- **Exercise**: Reproduce the top of the data verbatim, through and including the line that contains "plt.rcParams['font.family'] = ['Liberation".

- **Information supplied**:
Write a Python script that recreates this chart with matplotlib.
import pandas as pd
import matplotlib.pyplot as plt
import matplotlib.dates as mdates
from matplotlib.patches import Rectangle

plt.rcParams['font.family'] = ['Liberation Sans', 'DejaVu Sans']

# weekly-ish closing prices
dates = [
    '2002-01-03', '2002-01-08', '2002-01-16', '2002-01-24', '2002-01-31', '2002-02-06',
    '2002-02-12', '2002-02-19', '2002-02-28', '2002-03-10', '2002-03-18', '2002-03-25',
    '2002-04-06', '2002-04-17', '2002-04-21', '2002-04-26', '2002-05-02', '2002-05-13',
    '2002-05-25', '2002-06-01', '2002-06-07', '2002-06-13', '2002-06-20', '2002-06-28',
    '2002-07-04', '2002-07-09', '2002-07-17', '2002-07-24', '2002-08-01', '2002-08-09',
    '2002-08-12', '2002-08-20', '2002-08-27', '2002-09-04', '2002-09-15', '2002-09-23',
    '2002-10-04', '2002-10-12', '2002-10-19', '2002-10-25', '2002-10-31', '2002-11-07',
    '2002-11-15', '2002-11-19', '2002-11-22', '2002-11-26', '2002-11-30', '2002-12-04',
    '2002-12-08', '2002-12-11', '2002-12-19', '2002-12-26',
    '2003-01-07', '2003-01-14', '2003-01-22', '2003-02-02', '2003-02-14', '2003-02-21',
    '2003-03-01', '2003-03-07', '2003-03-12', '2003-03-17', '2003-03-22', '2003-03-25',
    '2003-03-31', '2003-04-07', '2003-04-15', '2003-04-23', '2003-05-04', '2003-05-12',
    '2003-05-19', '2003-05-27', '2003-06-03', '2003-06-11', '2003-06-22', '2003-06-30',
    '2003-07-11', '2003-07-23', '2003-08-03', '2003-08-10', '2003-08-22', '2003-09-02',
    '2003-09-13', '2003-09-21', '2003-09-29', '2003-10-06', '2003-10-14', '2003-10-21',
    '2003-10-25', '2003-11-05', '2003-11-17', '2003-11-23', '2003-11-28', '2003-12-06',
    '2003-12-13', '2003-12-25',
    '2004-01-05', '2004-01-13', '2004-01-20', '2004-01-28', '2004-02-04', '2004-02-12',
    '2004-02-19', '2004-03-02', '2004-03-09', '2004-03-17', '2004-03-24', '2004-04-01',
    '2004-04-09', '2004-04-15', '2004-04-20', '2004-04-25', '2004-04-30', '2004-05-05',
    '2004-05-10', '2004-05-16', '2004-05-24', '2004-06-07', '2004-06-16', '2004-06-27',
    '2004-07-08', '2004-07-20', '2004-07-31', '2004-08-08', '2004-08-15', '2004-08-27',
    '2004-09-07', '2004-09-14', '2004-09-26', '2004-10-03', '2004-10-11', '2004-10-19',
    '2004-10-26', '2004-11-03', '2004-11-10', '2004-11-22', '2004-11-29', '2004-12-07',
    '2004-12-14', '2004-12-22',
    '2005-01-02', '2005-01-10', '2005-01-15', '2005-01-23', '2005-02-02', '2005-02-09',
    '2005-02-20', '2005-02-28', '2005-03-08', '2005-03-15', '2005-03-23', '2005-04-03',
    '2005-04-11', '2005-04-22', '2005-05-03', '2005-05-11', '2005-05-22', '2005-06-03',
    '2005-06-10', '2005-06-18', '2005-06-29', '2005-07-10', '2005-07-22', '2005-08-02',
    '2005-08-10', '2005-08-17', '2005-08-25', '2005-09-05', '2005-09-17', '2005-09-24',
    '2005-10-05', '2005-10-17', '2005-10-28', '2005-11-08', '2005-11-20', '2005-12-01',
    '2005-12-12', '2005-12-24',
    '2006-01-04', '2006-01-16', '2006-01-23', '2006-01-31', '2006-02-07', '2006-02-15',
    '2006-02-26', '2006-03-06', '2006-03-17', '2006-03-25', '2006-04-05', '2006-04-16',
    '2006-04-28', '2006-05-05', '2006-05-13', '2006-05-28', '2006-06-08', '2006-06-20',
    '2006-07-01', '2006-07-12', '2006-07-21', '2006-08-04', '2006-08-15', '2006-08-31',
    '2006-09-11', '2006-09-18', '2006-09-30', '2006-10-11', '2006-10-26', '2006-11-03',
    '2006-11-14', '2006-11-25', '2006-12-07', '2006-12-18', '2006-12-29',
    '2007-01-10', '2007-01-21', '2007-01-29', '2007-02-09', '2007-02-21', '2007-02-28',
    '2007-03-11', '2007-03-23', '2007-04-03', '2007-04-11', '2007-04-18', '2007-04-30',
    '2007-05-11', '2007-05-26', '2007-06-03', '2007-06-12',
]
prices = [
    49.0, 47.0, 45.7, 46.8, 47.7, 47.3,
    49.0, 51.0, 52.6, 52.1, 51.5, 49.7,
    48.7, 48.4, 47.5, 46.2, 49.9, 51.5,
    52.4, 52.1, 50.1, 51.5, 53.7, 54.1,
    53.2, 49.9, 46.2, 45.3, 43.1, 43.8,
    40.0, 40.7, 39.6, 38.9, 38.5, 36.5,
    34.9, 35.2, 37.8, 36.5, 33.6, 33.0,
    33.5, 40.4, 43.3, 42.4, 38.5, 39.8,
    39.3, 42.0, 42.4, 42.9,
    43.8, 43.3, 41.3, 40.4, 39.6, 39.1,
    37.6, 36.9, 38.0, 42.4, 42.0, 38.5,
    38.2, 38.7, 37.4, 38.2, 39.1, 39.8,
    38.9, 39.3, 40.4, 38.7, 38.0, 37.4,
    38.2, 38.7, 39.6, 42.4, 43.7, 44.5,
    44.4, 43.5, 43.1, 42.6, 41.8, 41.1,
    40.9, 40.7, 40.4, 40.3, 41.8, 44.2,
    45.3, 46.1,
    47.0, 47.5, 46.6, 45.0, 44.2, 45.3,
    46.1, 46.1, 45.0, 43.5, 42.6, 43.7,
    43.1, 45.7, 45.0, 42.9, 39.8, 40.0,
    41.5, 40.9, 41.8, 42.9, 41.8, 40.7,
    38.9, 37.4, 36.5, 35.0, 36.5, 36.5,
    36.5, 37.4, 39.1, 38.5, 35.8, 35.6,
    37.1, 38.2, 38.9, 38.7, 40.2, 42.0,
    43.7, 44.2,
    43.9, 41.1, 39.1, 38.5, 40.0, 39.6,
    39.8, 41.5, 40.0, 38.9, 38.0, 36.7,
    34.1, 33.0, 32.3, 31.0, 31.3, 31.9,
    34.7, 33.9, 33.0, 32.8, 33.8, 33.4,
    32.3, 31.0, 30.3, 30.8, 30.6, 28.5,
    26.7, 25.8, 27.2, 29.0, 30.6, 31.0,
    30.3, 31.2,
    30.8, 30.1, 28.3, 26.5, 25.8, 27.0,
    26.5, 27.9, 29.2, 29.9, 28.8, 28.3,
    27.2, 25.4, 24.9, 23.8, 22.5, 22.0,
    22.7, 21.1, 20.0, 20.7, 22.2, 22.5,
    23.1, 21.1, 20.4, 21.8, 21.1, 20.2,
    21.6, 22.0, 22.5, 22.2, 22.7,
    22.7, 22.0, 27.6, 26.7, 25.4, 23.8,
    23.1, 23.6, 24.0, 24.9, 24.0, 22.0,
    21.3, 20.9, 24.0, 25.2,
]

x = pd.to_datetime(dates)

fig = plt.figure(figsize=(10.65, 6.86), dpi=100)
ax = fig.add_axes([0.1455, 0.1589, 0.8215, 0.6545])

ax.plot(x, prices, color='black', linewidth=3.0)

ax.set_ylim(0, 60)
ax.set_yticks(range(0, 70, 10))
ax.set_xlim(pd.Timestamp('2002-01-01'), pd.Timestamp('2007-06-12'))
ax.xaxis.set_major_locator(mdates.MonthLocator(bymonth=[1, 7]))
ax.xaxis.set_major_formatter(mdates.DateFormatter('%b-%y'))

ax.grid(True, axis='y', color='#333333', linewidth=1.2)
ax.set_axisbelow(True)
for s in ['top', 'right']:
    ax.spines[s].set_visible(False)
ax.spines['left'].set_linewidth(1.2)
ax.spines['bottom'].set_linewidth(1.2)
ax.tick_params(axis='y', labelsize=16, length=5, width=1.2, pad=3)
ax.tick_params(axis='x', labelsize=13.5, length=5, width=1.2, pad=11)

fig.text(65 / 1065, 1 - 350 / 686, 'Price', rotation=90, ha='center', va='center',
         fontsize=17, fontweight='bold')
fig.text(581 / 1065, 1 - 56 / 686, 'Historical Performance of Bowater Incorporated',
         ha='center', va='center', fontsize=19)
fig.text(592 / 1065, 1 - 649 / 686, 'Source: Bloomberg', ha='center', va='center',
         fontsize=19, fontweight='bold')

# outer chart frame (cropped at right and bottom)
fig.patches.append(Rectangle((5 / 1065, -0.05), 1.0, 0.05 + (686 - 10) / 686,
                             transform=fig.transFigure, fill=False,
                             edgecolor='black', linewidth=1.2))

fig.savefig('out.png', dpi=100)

- **Written answer**:
Write a Python script that recreates this chart with matplotlib.
import pandas as pd
import matplotlib.pyplot as plt
import matplotlib.dates as mdates
from matplotlib.patches import Rectangle

plt.rcParams['font.family'] = ['Liberation Sans', 'DejaVu Sans']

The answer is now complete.